Tuesday, August 3, 2010
Wishing you well!
My ranting: For those of you that want to know whats going on in my life can continue here. This will be my place to say what I need to too keep my sanity and let you know I'm still alive. What started out to be an act of kindness when my Mother wanted to move to Tennessee to be by her family has turned into a nightmare. My health is suffering because of taking care of Mom, she knows exactly the buttons to push to set me off. She expects me to devote my life, my day to her by sitting with her, waiting on her an abandoning everything I have for her. She has temper tantrums if I go downstairs and work in my studio, she'll go to her room and go to bed or slam the door over and over. She sees people all over the house and she is angry because I tell her over and over there is no one here but her and myself. She just gets so mad because I never believe her.

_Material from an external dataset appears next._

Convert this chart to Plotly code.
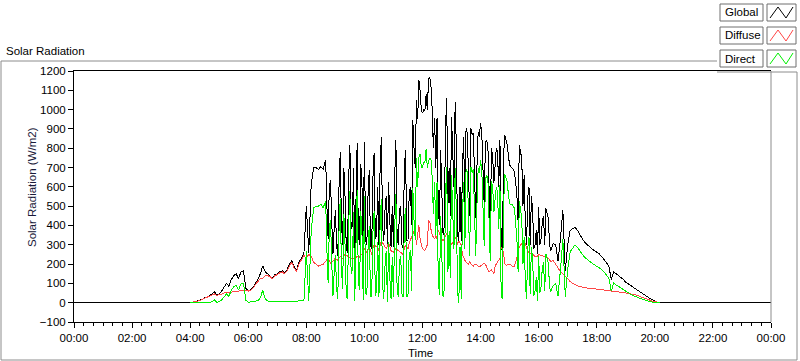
import pandas as pd
import plotly.graph_objects as go

# Samples: 04:00-08:25 every 5 min, 08:30-16:27:30 every 2.5 min, 16:30-20:10 every 5 min (W/m2)
global_vals = [
    0, 2, 5, 8, 12, 18, 25, 30, 35, 45, 57, 40,                       # 04
    45, 60, 80, 100, 85, 120, 140, 150, 125, 160, 166, 75,            # 05
    62, 68, 80, 100, 120, 150, 190, 160, 150, 140, 128, 145,          # 06
    150, 160, 165, 155, 170, 200, 218, 185, 170, 210, 235, 254,       # 07
    500, 260, 610, 700, 700, 690,                                     # 08:00-08:25
    705, 700, 690, 720, 740, 500, 330, 600, 634, 420, 250, 380,       # 08:30
    478, 300, 240, 600, 779, 420, 300, 700, 550, 280, 260, 650,       # 09:00
    815, 380, 400, 700, 230, 520, 826, 350, 300, 720, 600, 280,       # 09:30
    833, 320, 300, 560, 686, 300, 280, 640, 774, 330, 350, 600,       # 10:00
    300, 720, 859, 400, 320, 480, 550, 300, 625, 420, 290, 500,       # 10:30
    290, 650, 841, 350, 300, 480, 500, 300, 280, 700, 790, 320,       # 11:00
    320, 560, 600, 400, 945, 800, 700, 1050, 950, 1153, 1100, 1000,   # 11:30
    982, 1000, 997, 1080, 1000, 1160, 1170, 1120, 1000, 800, 955, 700,  # 12:00
    955, 500, 400, 790, 600, 350, 400, 900, 1060, 500, 700, 450,      # 12:30
    961, 700, 600, 1039, 800, 350, 320, 600, 320, 700, 857, 500,      # 13:00
    904, 880, 700, 450, 904, 870, 880, 600, 440, 700, 885, 860,       # 13:30
    930, 880, 700, 500, 836, 841, 820, 600, 380, 800, 760, 620,       # 14:00
    750, 800, 780, 600, 841, 330, 250, 760, 867, 840, 820, 760,       # 14:30
    712, 705, 700, 690, 680, 620, 560, 420, 815, 780, 750, 500,       # 15:00
    660, 400, 300, 550, 600, 300, 550, 478, 280, 300, 374, 250,       # 15:30
    493, 300, 330, 420, 450, 300, 488, 460, 436, 300, 270, 290,       # 16:00
    306, 300, 218, 330, 478, 166,                                     # 16:30-16:55
    300, 374, 385, 391, 375, 350, 332, 313, 300, 290, 279, 270,       # 17
    262, 253, 240, 225, 209, 190, 120, 160, 150, 140, 131, 120,       # 18
    106, 100, 90, 80, 71, 62, 53, 45, 37, 30, 22, 14,                 # 19
    5, 1, 0,                                                          # 20
]
diffuse_vals = [
    0, 2, 5, 8, 12, 18, 24, 28, 33, 40, 45, 38,
    40, 45, 50, 55, 52, 55, 58, 60, 60, 62, 65, 62,
    60, 64, 75, 95, 110, 125, 125, 140, 140, 135, 124, 140,
    145, 155, 160, 150, 165, 192, 210, 178, 162, 200, 225, 245,
    230, 250, 240, 210, 200, 190,
    195, 198, 200, 208, 215, 225, 230, 215, 205, 210, 215, 225,
    230, 225, 220, 230, 240, 235, 230, 240, 250, 245, 240, 238,
    235, 232, 230, 228, 220, 230, 240, 237, 235, 245, 250, 265,
    280, 270, 260, 275, 290, 270, 250, 280, 300, 295, 290, 285,
    270, 300, 320, 310, 300, 290, 280, 295, 310, 290, 270, 265,
    260, 270, 280, 275, 270, 265, 260, 255, 250, 280, 300, 290,
    280, 310, 330, 340, 350, 374, 374, 300, 350, 400, 330, 300,
    280, 275, 270, 285, 300, 426, 420, 380, 350, 340, 330, 350,
    330, 374, 360, 340, 330, 322, 330, 345, 358, 340, 330, 320,
    300, 310, 320, 340, 330, 300, 320, 310, 300, 250, 230, 220,
    210, 205, 200, 210, 200, 195, 190, 200, 200, 195, 190, 190,
    190, 195, 200, 205, 200, 180, 170, 160, 165, 170, 160, 150,
    190, 200, 210, 220, 230, 286, 270, 260, 200, 195, 195, 200,
    200, 195, 190, 190, 190, 210, 230, 260, 290, 300, 306, 300,
    322, 300, 280, 270, 260, 255, 260, 250, 245, 240, 240, 240,
    250, 248, 245, 242, 240, 238, 235, 233, 230, 222, 215, 216,
    218, 200, 182, 160, 150, 135,
    125, 110, 100, 92, 88, 84, 80, 78, 76, 75, 74, 73,
    72, 70, 68, 66, 63, 62, 60, 59, 58, 56, 55, 53,
    50, 48, 46, 43, 40, 36, 32, 28, 24, 18, 13, 8,
    4, 1, 0,
]
direct_vals = [
    0, 0, 0, 0, 0, 0, 1, 2, 2, 5, 15, 2,
    5, 15, 30, 45, 33, 65, 82, 90, 65, 98, 101, 13,
    2, 4, 5, 5, 10, 25, 65, 20, 10, 5, 4, 5,
    5, 5, 5, 5, 5, 8, 8, 7, 8, 10, 10, 9,
    270, 10, 370, 490, 500, 500,
    510, 502, 490, 512, 525, 275, 100, 385, 429, 210, 35, 155,
    248, 75, 20, 370, 539, 185, 70, 460, 300, 35, 20, 412,
    580, 148, 170, 472, 10, 290, 586, 113, 65, 475, 350, 15,
    553, 50, 40, 285, 396, 30, 30, 360, 474, 35, 60, 315,
    30, 420, 539, 90, 20, 190, 270, 5, 315, 130, 20, 235,
    30, 380, 561, 75, 30, 215, 240, 45, 30, 420, 490, 30,
    40, 250, 270, 60, 595, 426, 326, 750, 600, 753, 770, 700,
    702, 725, 727, 795, 700, 734, 750, 740, 650, 460, 625, 350,
    625, 126, 40, 450, 270, 28, 70, 555, 702, 160, 370, 130,
    661, 390, 280, 699, 470, 50, 0, 290, 20, 450, 627, 280,
    694, 675, 500, 240, 704, 675, 690, 400, 240, 505, 695, 670,
    740, 685, 500, 295, 636, 661, 650, 440, 215, 630, 600, 470,
    560, 600, 570, 380, 611, 44, 20, 500, 667, 645, 625, 560,
    512, 510, 510, 500, 490, 410, 330, 160, 525, 480, 444, 200,
    338, 100, 20, 280, 340, 45, 290, 228, 35, 60, 134, 10,
    243, 52, 85, 178, 210, 62, 253, 227, 206, 78, 55, 74,
    88, 100, 36, 170, 328, 31,
    175, 264, 285, 299, 287, 266, 252, 235, 224, 215, 205, 197,
    190, 183, 172, 159, 146, 128, 60, 101, 92, 84, 76, 67,
    56, 52, 44, 37, 31, 26, 21, 17, 13, 9, 5, 2,
    0, 0, 0,
]
series_names = ["Global", "Diffuse", "Direct"]
series_colors = ["#000000", "#ff4646", "#00f000"]

day_start = pd.Timestamp("2020-01-01 00:00")
day_end = pd.Timestamp("2020-01-02 00:00")
day_times = (list(pd.date_range("2020-01-01 04:00", "2020-01-01 08:25", freq="5min"))
             + list(pd.date_range("2020-01-01 08:30", periods=192, freq="150s"))
             + list(pd.date_range("2020-01-01 16:30", "2020-01-01 20:10", freq="5min")))
assert len(day_times) == len(global_vals) == len(diffuse_vals) == len(direct_vals)

FONT = "Liberation Sans, Arial, sans-serif"
W, H = 800, 361
ML, MR, MT, MB = 74, 29, 71, 39
PW, PH = W - ML - MR, H - MT - MB


def px(x):
    return (x - ML) / PW


def py(y):
    return (H - MB - y) / PH


fig = go.Figure()
fig.add_trace(go.Scatter(x=[day_start] + day_times + [day_end], y=[0] + global_vals + [0],
                         mode="lines", line=dict(color=series_colors[0], width=1),
                         name=series_names[0]))
fig.add_trace(go.Scatter(x=day_times, y=diffuse_vals, mode="lines",
                         line=dict(color=series_colors[1], width=1), name=series_names[1]))
fig.add_trace(go.Scatter(x=day_times, y=direct_vals, mode="lines",
                         line=dict(color=series_colors[2], width=1), name=series_names[2]))

shapes = []
annotations = []
gray = "#8c8c8c"
# outer panel frame
shapes.append(dict(type="path", xref="paper", yref="paper",
                   path=f"M {px(717)},{py(61)} L {px(1)},{py(61)} L {px(1)},{py(360)} L {px(797)},{py(360)} L {px(797)},{py(72)} L {px(717)},{py(72)}",
                   line=dict(color=gray, width=1)))
# right edge of plot area
shapes.append(dict(type="line", xref="paper", yref="paper", x0=1, x1=1, y0=0, y1=1,
                   line=dict(color=gray, width=1)))

# custom legend
rows = [(4, 21), (27, 44), (50, 67)]
for name, color, (y0, y1) in zip(series_names, series_colors, rows):
    shapes.append(dict(type="rect", xref="paper", yref="paper",
                       x0=px(720), x1=px(763), y0=py(y1), y1=py(y0),
                       line=dict(color="#6e6e6e", width=1), fillcolor="white"))
    shapes.append(dict(type="rect", xref="paper", yref="paper",
                       x0=px(767), x1=px(796), y0=py(y1), y1=py(y0),
                       line=dict(color="#6e6e6e", width=1), fillcolor="white"))
    shapes.append(dict(type="path", xref="paper", yref="paper",
                       path=(f"M {px(770)},{py(y1 - 3)} L {px(778)},{py(y0 + 3)} "
                             f"L {px(786)},{py(y1 - 3)} L {px(793)},{py(y0 + 3)}"),
                       line=dict(color=color, width=1)))
    annotations.append(dict(text=name, xref="paper", yref="paper", x=px(723), y=py((y0 + y1) / 2),
                            xanchor="left", yanchor="middle", showarrow=False,
                            font=dict(family=FONT, size=11.5, color="black")))

annotations.append(dict(text="Solar Radiation", xref="paper", yref="paper", x=px(4), y=py(51),
                        xanchor="left", yanchor="middle", showarrow=False,
                        font=dict(family=FONT, size=11.5, color="black")))
annotations.append(dict(text="Solar Radiation (W/m2)", xref="paper", yref="paper", x=px(32), y=py(187),
                        xanchor="center", yanchor="middle", textangle=-90, showarrow=False,
                        font=dict(family=FONT, size=11.5, color="#1a1a3a")))
annotations.append(dict(text="Time", xref="paper", yref="paper", x=px(420), y=py(353),
                        xanchor="center", yanchor="middle", showarrow=False,
                        font=dict(family=FONT, size=11.5, color="black")))

fig.update_layout(
    width=W, height=H,
    margin=dict(l=ML, r=MR, t=MT, b=MB, pad=0),
    paper_bgcolor="white", plot_bgcolor="white",
    showlegend=False,
    font=dict(family=FONT, size=11.5, color="black"),
    xaxis=dict(type="date", range=[day_start, day_end], tickformat="%H:%M",
               tick0=day_start, dtick=2 * 3600 * 1000,
               ticks="outside", ticklen=5, tickcolor="black", tickwidth=1,
               showline=True, linecolor="black", linewidth=1, mirror=True,
               showgrid=False, zeroline=False,
               tickfont=dict(family=FONT, size=11.5, color="black"),
               minor=dict(dtick=20 * 60 * 1000, ticks="outside", ticklen=3,
                          tickcolor="black", showgrid=False)),
    yaxis=dict(range=[-100, 1200], tick0=0, dtick=100,
               ticks="outside", ticklen=5, tickcolor="black", tickwidth=1,
               showline=True, linecolor="black", linewidth=1,
               showgrid=False, zeroline=False,
               tickfont=dict(family=FONT, size=11.5, color="black")),
    shapes=shapes,
    annotations=annotations,
)

fig.write_html(
    "out.html", config={"displayModeBar": False},
    post_script=("document.body.style.margin='0';"
                 "document.querySelectorAll('.scatterlayer path.js-line')"
                 ".forEach(function(p){p.style.shapeRendering='crispEdges';});"),
)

I'm at wits end what to do with her because a private nursing home won't deal with her this way. Right now she's gone to bed, she's mad so she asked to go to bed, she doesn't see what this is doing to me heck I don't think my brother or daughter sees what its doing to me. So what if I take 2 pills for HBP, 2 for triglyceride's and of coarse a anti-depressant. I am so depressed, I can't get out of this funk I need to get away but how? I pray and I've asked God to handle this, I really have given it up to him but in my blindness I don't see the signs. I've even asked God to hit me upside the head to see the answers. Instead of seeing the answer I've read the Bible, prayed and counted to ten hundreds of time and I'm still in the same place. I feel like I'm in a vicious circle and I can't get out. I'm sorry but I had to let it out.